Layered protection and a 15-foot limit. Fortunately, there’s reason to hope that an easier-to-follow version of Subpart M may be in the offing. On December 7 — at about the same time that OSHA was announcing the latest enforcement-guideline extension — NAHB delivered a 40-page petition to the agency, asking it to reopen and amend the standard itself. In an accompanying letter, the association urged OSHA to adopt “a layered, risk-based approach to fall protection.”

Among other matters, the NAHB proposal calls for a reexamination of the working height above a lower level that triggers the need for fall protection.
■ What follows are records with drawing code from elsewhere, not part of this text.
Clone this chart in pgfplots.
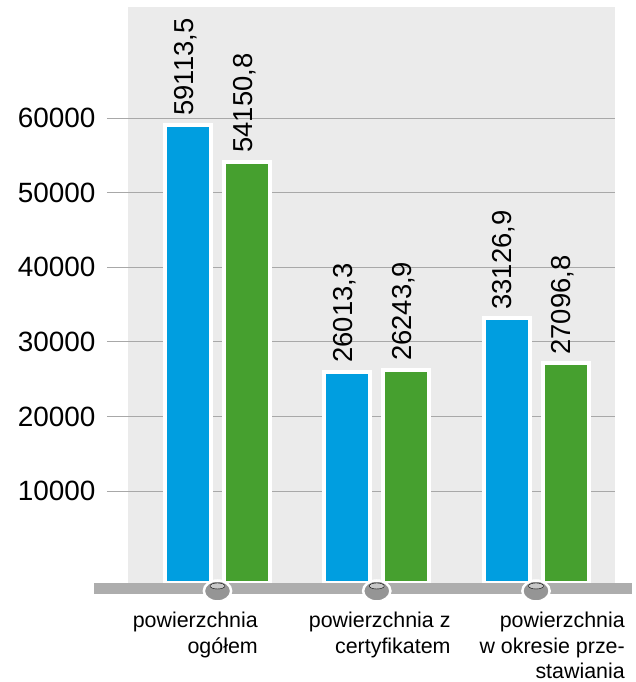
\documentclass[border=0pt]{standalone}
\usepackage{fontspec}
\setmainfont{Liberation Sans}
\usepackage{pgfplots}
\usepackage{pgfplotstable}
\pgfplotsset{compat=1.18}

\definecolor{barblue}{HTML}{009EE0}
\definecolor{bargreen}{HTML}{46A02F}
\definecolor{bggray}{HTML}{EBEBEB}
\definecolor{gridgray}{HTML}{A8A8A8}
\definecolor{basegray}{HTML}{ADADAD}
\definecolor{ballgray}{HTML}{959595}
\definecolor{ballhi}{HTML}{C8C8C8}

% the bars stand on the grey rail, which lies 2330 below zero
\pgfplotstableread{
x blue    blabel   green   glabel
0 59113.5 59113,5  54150.8 54150,8
1 26013.3 26013,3  26243.9 26243,9
2 33126.9 33126,9  27096.8 27096,8
}\data

\pgfplotsset{
  vlabel/.style={every node near coord/.style={xshift=#1, yshift=7bp,
      rotate=90, anchor=base west, inner sep=0pt, text=black,
      font=\fontsize{27.5}{30}\selectfont}},
}

\begin{document}
\begin{tikzpicture}
\begin{axis}[
    at={(128bp,99bp)}, anchor=south west,
    width=487bp, height=576bp, scale only axis,
    xmin=-0.562, xmax=2.496,
    ymin=0, ymax=77212,
    clip=false,
    axis background/.style={fill=bggray},
    axis line style={draw=none},
    ytick={12330,22330,32330,42330,52330,62330},
    yticklabels={10000,20000,30000,40000,50000,60000},
    ymajorgrids=true,
    grid style={gridgray, line width=0.8bp},
    ytick pos=left, tick align=outside, major tick length=21bp,
    ytick style={gridgray, line width=0.8bp},
    yticklabel style={font=\fontsize{28}{32}\selectfont, xshift=-8bp},
    xtick={0,1,2},
    xtick style={draw=none},
    xticklabels={{powierzchnia\\ogółem},{powierzchnia z\\certyfikatem},{powierzchnia\\w okresie prze-\\stawiania}},
    xticklabel style={anchor=north east, align=right, inner sep=0pt,
        font=\fontsize{21.5}{25.5}\selectfont, yshift=-8bp,
        xshift={(\ifcase\ticknum\space 40.5\or 74\or 89\fi)*1bp}},
    point meta=explicit symbolic,
]
\addplot[ybar, bar width=46bp, bar shift=-29.5bp, fill=barblue, draw=white,
    line width=4bp, y filter/.expression={y+2330},
    nodes near coords, vlabel=-24.5bp]
    table[x=x, y=blue, meta=blabel] {\data};
\addplot[ybar, bar width=46bp, bar shift=29.5bp, fill=bargreen, draw=white,
    line width=4bp, y filter/.expression={y+2330},
    nodes near coords, vlabel=34.5bp]
    table[x=x, y=green, meta=glabel] {\data};

% grey rail under the bars
\addplot[basegray, line width=11bp, no marks]
    coordinates {(-0.7755,-737) (2.603,-737)};

% grey knobs on the rail
\addplot[only marks, mark=*, mark size=10.5bp,
    mark options={xscale=1.3, fill=ballgray, draw=white, line width=2.5bp}]
    coordinates {(0,-1072) (1,-1072) (2,-1072)};
\addplot[only marks, mark=*, mark size=3bp,
    mark options={xscale=2.5, fill=ballhi, draw=none}]
    coordinates {(0,-400) (1,-400) (2,-400)};
\end{axis}
\pgfresetboundingbox
\useasboundingbox (0,0) rectangle (636bp,682bp);
\end{tikzpicture}
\end{document}
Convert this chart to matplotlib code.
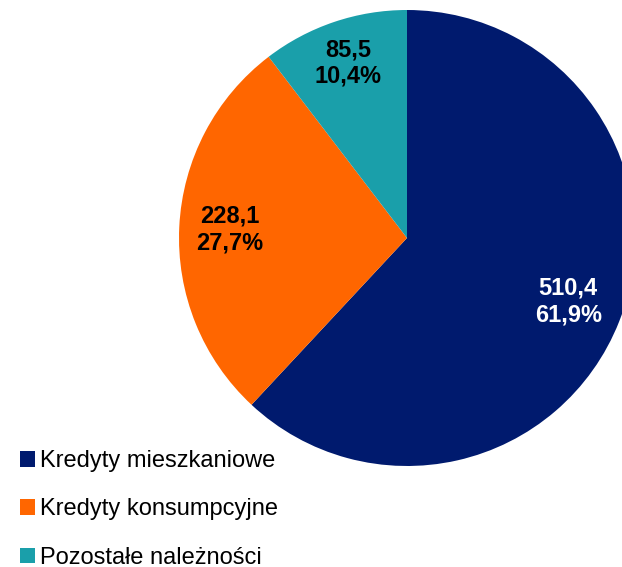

NAHB safety expert Rob Matuga suggests that the 6-foot height limit in the current federal rule hasn’t worked very well. “We know from talking to people that it’s difficult to get them to take the 6-foot distance seriously. They just don’t see it as much of a hazard,” he says.

Instead, the NAHB proposal calls for a trigger height of 15 feet for certain tasks. That figure, Matuga notes, was not chosen arbitrarily: Residential builders in California — where a state-administered OSHA standard is in effect — already use a 15-foot limit, as does OSHA’s current federal rule for steel erection.

Come together. Sometime this winter, according to Matuga, NAHB and OSHA will likely meet to discuss the proposal. And while any actual changes to the rule probably won’t be finalized for years — if they happen at all — the two organizations have successfully teamed up on the same issue in the past. (NAHB, in fact, spoke out in favor of scrapping the old interim fall-protection rule in favor of Subpart M.)

“If we can make the standard easier to comply with, that will be better for everyone,” Matuga says. — J.V.